Copy verbatim the block of lines in the entries below whose first line contains "What HTML would" and whose last line contains "const yTicksB = [0, 10, 20, 30, 40];". Leave out all other lines.

————————

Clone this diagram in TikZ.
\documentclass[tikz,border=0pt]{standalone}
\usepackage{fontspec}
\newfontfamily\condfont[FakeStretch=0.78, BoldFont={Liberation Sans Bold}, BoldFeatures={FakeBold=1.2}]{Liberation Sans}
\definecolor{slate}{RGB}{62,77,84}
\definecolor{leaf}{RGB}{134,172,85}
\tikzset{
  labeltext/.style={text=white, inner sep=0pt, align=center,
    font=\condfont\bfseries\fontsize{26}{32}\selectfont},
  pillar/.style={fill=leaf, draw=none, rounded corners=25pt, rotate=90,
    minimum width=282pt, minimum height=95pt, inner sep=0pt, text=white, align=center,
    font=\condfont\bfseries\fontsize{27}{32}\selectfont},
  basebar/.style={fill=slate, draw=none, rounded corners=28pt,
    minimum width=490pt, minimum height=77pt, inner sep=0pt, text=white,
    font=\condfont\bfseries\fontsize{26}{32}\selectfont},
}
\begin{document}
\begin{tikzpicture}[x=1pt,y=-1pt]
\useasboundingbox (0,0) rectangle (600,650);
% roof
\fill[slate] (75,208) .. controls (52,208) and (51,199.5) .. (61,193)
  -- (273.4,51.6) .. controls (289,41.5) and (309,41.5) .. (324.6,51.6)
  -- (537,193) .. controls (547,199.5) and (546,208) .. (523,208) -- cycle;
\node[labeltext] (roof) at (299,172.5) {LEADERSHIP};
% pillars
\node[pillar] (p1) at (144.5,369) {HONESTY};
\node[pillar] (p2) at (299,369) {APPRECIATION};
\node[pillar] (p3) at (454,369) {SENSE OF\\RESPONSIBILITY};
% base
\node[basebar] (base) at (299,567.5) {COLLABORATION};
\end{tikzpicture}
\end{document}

————————

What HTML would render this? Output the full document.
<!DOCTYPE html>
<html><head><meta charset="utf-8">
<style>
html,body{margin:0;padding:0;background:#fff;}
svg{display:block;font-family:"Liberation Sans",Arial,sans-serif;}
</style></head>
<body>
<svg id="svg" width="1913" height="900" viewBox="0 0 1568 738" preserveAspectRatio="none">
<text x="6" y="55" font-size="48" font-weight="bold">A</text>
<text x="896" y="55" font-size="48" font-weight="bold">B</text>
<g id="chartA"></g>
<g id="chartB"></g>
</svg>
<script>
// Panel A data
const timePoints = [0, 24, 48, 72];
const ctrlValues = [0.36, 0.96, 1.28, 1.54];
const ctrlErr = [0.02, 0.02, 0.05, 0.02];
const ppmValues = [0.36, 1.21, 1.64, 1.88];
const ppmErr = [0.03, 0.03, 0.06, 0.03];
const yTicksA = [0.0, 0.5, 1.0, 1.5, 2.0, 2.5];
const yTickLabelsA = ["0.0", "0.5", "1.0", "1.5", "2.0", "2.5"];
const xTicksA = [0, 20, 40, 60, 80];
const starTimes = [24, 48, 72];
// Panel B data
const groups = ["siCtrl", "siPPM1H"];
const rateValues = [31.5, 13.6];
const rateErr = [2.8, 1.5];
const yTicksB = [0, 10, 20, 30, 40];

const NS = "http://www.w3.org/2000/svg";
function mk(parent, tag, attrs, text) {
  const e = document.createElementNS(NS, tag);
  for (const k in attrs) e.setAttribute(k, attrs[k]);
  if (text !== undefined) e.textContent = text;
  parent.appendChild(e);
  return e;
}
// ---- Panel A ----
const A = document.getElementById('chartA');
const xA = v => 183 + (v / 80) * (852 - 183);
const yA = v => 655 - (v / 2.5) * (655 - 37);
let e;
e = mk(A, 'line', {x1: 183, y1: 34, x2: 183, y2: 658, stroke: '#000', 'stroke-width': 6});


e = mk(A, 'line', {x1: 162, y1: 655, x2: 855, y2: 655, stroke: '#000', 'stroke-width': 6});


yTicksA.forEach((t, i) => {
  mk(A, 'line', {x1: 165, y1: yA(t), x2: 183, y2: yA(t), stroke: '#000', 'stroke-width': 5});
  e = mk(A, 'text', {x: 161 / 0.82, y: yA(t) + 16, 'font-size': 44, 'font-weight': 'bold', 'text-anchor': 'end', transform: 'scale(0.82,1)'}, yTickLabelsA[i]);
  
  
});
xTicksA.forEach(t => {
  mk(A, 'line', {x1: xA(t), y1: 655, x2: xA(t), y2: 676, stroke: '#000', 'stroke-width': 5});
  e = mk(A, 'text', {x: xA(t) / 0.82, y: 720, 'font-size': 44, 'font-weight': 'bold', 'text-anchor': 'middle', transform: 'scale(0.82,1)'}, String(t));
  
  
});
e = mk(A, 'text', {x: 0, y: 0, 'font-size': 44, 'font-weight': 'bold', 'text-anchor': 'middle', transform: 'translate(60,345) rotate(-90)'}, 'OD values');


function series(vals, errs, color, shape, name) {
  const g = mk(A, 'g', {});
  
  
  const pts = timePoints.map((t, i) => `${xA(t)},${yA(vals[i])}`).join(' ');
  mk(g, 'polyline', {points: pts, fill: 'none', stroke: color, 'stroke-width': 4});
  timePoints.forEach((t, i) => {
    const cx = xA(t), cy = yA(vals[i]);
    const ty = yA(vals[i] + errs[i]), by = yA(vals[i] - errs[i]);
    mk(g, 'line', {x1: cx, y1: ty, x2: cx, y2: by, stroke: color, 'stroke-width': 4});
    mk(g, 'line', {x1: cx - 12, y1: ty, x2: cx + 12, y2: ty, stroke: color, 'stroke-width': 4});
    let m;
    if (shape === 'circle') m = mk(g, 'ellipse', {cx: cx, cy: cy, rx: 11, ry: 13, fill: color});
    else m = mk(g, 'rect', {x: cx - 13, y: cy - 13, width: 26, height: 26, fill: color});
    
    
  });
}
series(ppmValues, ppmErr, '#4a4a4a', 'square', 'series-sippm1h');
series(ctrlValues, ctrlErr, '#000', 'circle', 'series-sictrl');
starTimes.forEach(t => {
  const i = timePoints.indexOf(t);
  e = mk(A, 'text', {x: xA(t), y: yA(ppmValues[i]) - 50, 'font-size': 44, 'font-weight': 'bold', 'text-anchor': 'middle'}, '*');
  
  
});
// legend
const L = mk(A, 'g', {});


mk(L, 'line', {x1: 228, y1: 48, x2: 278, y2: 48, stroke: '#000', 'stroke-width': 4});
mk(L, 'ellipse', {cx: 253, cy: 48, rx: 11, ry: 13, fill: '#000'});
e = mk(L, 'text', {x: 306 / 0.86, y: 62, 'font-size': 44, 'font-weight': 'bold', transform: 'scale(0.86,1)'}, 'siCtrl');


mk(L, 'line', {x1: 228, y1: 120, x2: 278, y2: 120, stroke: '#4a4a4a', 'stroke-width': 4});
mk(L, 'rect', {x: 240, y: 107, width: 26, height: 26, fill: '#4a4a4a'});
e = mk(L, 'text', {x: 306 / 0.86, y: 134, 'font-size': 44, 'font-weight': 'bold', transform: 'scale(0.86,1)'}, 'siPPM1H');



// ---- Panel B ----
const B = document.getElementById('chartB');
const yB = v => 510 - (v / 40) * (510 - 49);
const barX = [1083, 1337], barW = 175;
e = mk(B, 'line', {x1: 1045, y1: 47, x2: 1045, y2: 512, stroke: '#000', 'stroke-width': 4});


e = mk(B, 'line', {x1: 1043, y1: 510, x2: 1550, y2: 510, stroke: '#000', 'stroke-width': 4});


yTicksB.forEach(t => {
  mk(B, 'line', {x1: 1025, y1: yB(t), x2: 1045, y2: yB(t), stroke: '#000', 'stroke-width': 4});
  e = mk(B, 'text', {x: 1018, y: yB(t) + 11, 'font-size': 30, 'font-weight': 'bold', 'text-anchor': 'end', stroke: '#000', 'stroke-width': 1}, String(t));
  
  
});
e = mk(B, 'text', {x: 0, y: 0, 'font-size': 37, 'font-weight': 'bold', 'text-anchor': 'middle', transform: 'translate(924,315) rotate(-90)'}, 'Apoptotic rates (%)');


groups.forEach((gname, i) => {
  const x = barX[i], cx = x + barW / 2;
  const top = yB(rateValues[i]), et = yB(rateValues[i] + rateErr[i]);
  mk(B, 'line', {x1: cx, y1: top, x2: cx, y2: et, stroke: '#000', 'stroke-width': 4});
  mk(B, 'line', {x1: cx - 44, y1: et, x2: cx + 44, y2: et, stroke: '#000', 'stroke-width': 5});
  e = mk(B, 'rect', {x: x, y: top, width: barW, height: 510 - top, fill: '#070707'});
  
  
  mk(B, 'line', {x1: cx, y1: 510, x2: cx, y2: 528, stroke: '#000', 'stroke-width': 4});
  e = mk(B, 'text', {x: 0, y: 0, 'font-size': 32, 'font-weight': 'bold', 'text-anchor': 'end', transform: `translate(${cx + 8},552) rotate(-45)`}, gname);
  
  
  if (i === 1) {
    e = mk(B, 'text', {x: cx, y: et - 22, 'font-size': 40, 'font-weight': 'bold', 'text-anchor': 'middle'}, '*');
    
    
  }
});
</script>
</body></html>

————————

* **Result of the exercise**
What HTML would render this? Output the full document.
<!DOCTYPE html>
<html><head><meta charset="utf-8">
<style>
html,body{margin:0;padding:0;background:#fff;}
svg{display:block;font-family:"Liberation Sans",Arial,sans-serif;}
</style></head>
<body>
<svg id="svg" width="1913" height="900" viewBox="0 0 1568 738" preserveAspectRatio="none">
<text x="6" y="55" font-size="48" font-weight="bold">A</text>
<text x="896" y="55" font-size="48" font-weight="bold">B</text>
<g id="chartA"></g>
<g id="chartB"></g>
</svg>
<script>
// Panel A data
const timePoints = [0, 24, 48, 72];
const ctrlValues = [0.36, 0.96, 1.28, 1.54];
const ctrlErr = [0.02, 0.02, 0.05, 0.02];
const ppmValues = [0.36, 1.21, 1.64, 1.88];
const ppmErr = [0.03, 0.03, 0.06, 0.03];
const yTicksA = [0.0, 0.5, 1.0, 1.5, 2.0, 2.5];
const yTickLabelsA = ["0.0", "0.5", "1.0", "1.5", "2.0", "2.5"];
const xTicksA = [0, 20, 40, 60, 80];
const starTimes = [24, 48, 72];
// Panel B data
const groups = ["siCtrl", "siPPM1H"];
const rateValues = [31.5, 13.6];
const rateErr = [2.8, 1.5];
const yTicksB = [0, 10, 20, 30, 40];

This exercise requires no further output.